# General Advice



## teamc (Jul 30, 2010)

Hi there,

Firstly - great forums!

I am just looking for some general advice on how to go about emmigrating to Canada from the UK.

Me and my girlfriend are interested and recently visited an expo about living and working abroad - I will not name the company just to play on the side of caution.

There one and only reply was:
You need to get a HND each and save up £18,000 (between you) before Canada will even look at you.

IS this true?

We both work, I am in IT as an SEO Consultant (optimising websites to get them on page 1 of the search engines) and my partner is a personal trainer.

My highest level of education in Secondary (GCSE) my partners is some personal training one (higher that a GCSE, but not yet a HND)

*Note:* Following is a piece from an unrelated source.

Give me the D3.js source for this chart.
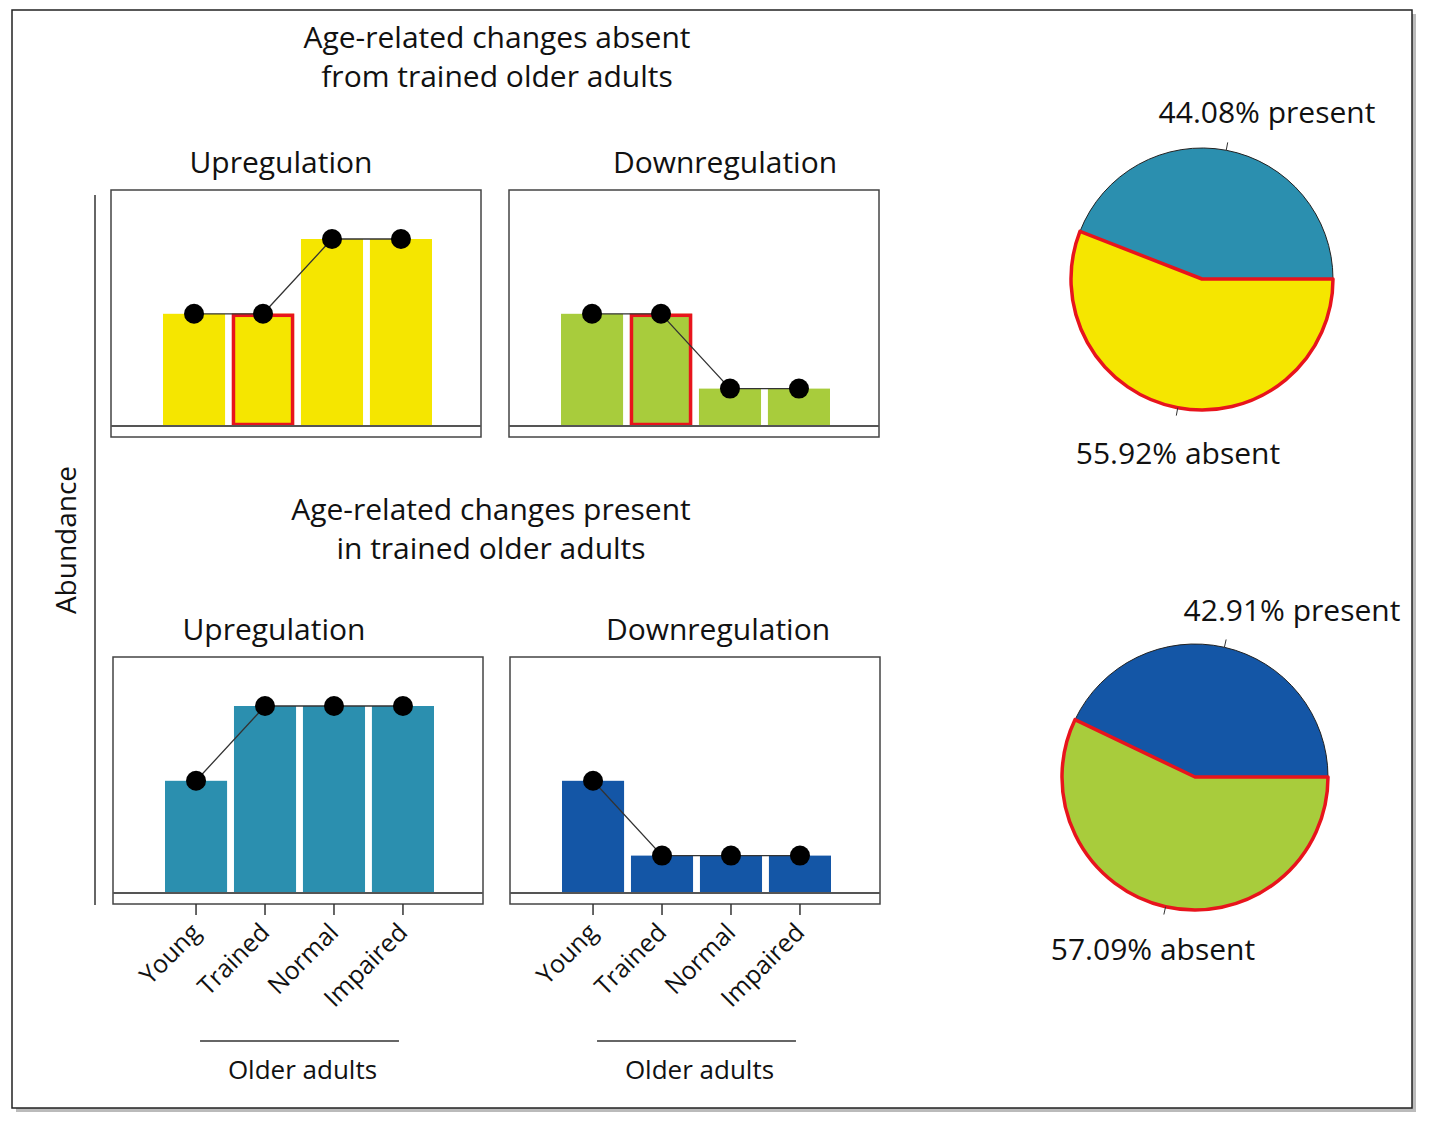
<!DOCTYPE html>
<html><head><meta charset="utf-8">
<script src="https://cdn.jsdelivr.net/npm/d3@7"></script>
<style>body{margin:0;background:#fff}text{font-family:"Open Sans",Lato,sans-serif;fill:#111}</style>
</head><body><svg id="c" width="1429" height="1125"></svg>
<script>
const groups = ["Young","Trained","Normal","Impaired"];
const absentUp = [1.5,1.5,2.5,2.5];
const absentDown = [1.5,1.5,0.5,0.5];
const presentUp = [1.5,2.5,2.5,2.5];
const presentDown = [1.5,0.5,0.5,0.5];
const pieAbsentRow = [{label:"present",value:44.08},{label:"absent",value:55.92}];
const piePresentRow = [{label:"present",value:42.91},{label:"absent",value:57.09}];

const svg = d3.select("#c");
const RED = "#e8141c";
svg.append("rect").attr("x",16).attr("y",14).attr("width",1400).attr("height",1098).attr("fill","#bbb");
svg.append("rect").attr("x",12).attr("y",10).attr("width",1400).attr("height",1098).attr("fill","#fff").attr("stroke","#222").attr("stroke-width",1.5);

function txt(x,y,s,size,anchor="middle"){return svg.append("text").attr("x",x).attr("y",y).attr("text-anchor",anchor).attr("font-size",size).text(s);}

function panel(x0,y0,vals,color,redIdx,ticks){
  const w=370,h=247,base=y0+236;
  const g=svg.append("g");
  const x=d3.scaleBand().domain(groups).range([x0+52,x0+321]).paddingInner(0.1).paddingOuter(0);
  const y=d3.scaleLinear().domain([0,2.5]).range([base,base-187]);
  g.append("rect").attr("x",x0).attr("y",y0).attr("width",w).attr("height",h).attr("fill","none").attr("stroke","#444").attr("stroke-width",1.5);
  g.selectAll(".b").data(vals).join("rect").attr("x",(d,i)=>x(groups[i])).attr("width",x.bandwidth())
    .attr("y",d=>y(d)).attr("height",d=>base-y(d)).attr("fill",color);
  if(redIdx!=null){const d=vals[redIdx];g.append("rect").attr("x",x(groups[redIdx])+1.5).attr("width",x.bandwidth()-3)
    .attr("y",y(d)+1.5).attr("height",base-y(d)-3).attr("fill","none").attr("stroke",RED).attr("stroke-width",3.5);}
  g.append("line").attr("x1",x0).attr("x2",x0+w).attr("y1",base).attr("y2",base).attr("stroke","#555").attr("stroke-width",2);
  const cx=(d,i)=>x(groups[i])+x.bandwidth()/2;
  g.append("path").attr("d",d3.line().x(cx).y(d=>y(d))(vals)).attr("fill","none").attr("stroke","#333").attr("stroke-width",1.3);
  g.selectAll("circle").data(vals).join("circle").attr("cx",cx).attr("cy",d=>y(d)).attr("r",10).attr("fill","#000");
  if(ticks){
    groups.forEach((s,i)=>{const tx=cx(0,i);
      g.append("line").attr("x1",tx).attr("x2",tx).attr("y1",y0+h).attr("y2",y0+h+11).attr("stroke","#333").attr("stroke-width",1.5);
      g.append("text").attr("transform",`translate(${tx+6},${y0+h+30}) rotate(-45)`).attr("text-anchor","end").attr("font-size",25).text(s);
    });
    const lx1=x(groups[0])+x.bandwidth()/2+4, lx2=x(groups[3])+x.bandwidth()/2-4;
    g.append("line").attr("x1",lx1).attr("x2",lx2).attr("y1",1041).attr("y2",1041).attr("stroke","#333").attr("stroke-width",1.5);
    g.append("text").attr("x",(lx1+lx2)/2+3).attr("y",1079).attr("text-anchor","middle").attr("font-size",26).text("Older adults");
  }
}
panel(111,190,absentUp,"#f5e600",1,false);
panel(509,190,absentDown,"#a8cc3c",1,false);
panel(113,657,presentUp,"#2b8faf",null,true);
panel(510,657,presentDown,"#1456a6",null,true);

txt(497,48,"Age-related changes absent",30);
txt(497,87,"from trained older adults",30);
txt(281,173,"Upregulation",30);
txt(725,173,"Downregulation",30);
txt(491,520,"Age-related changes present",30);
txt(491,559,"in trained older adults",30);
txt(274,640,"Upregulation",30);
txt(718,640,"Downregulation",30);
svg.append("text").attr("transform","translate(76,540) rotate(-90)").attr("text-anchor","middle").attr("font-size",28).text("Abundance");
svg.append("line").attr("x1",95).attr("x2",95).attr("y1",195).attr("y2",905).attr("stroke","#333").attr("stroke-width",1.5);

function pie(cx,cy,r,data,presColor,absColor,labP,labA){
  const g=svg.append("g").attr("transform",`translate(${cx},${cy})`);
  const p=d3.pie().value(d=>d.value).sort(null).startAngle(Math.PI/2+2*Math.PI).endAngle(Math.PI/2);
  // absent drawn clockwise from 3 o'clock
  const abs=data[1].value/100*2*Math.PI;
  const arcs=[{d:data[0],s:Math.PI/2+abs,e:Math.PI/2+2*Math.PI,c:presColor},{d:data[1],s:Math.PI/2,e:Math.PI/2+abs,c:absColor}];
  const arc=d3.arc().innerRadius(0).outerRadius(r);
  g.selectAll("path.s").data(arcs).join("path").attr("d",a=>arc({startAngle:a.s,endAngle:a.e})).attr("fill",a=>a.c).attr("stroke","#222").attr("stroke-width",1);
  g.append("path").attr("d",arc({startAngle:arcs[1].s,endAngle:arcs[1].e})).attr("fill","none").attr("stroke",RED).attr("stroke-width",3.5).attr("stroke-linejoin","round");
  [arcs[0],arcs[1]].forEach((a,i)=>{const m=(a.s+a.e)/2;const sx=Math.sin(m),sy=-Math.cos(m);
    g.append("line").attr("x1",sx*r).attr("y1",sy*r).attr("x2",sx*(r+8)).attr("y2",sy*(r+8)).attr("stroke","#333");});
  txt(labP[0],labP[1],`${data[0].value.toFixed(2)}% ${data[0].label}`,30);
  txt(labA[0],labA[1],`${data[1].value.toFixed(2)}% ${data[1].label}`,30);
}
pie(1202,279,131,pieAbsentRow,"#2b8faf","#f5e600",[1267,123],[1178,464]);
pie(1195,777,133,piePresentRow,"#1456a6","#a8cc3c",[1292,621],[1153,960]);
</script></body></html>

Any general advice for me is much appreciated
Thanks peeps.

P.S - also forgot to add - are these companies that offer to help with your emmigration for a fee a good route to go down? If so any recommendations?


----------



## Auld Yin (Mar 10, 2009)

teamc said:


> Hi there,
> 
> Firstly - great forums!
> 
> ...


There are two basic ways to enter Canada. You either must have pre-arranged employment or be in an occupation in short supply in Canada. Your education level is important from the "points" issue but a HND is not an essential. If you are both under the age of 31 you may be eligible for the BUNAC programme which allows you a one year working visa. During that year you're permitted to find an employer willing to and having permission to hire you under a two year Temporary Work Permit (TWP).
For more details go to:- Working Holiday Canada, Work Canada, Seasonal Jobs Canada
As far as hiring an immigration consultant you must be very careful. They are very expensive and most reports say you do not receive value for your money. In many (most) cases you would require to do all the work and they just vet what you've done. The application process is not difficult and I'm sure you're quite capable of doing it yourself.


----------



## teamc (Jul 30, 2010)

Hey,

Thanks for this - it looks like they are packaging a 12 month working visa up.
Pretty good idea.

I will look into this - now just need to get some dates sorted and get a job over there so they can extend my visa!

Its ok for my partner - she is self employed!

Cheers


----------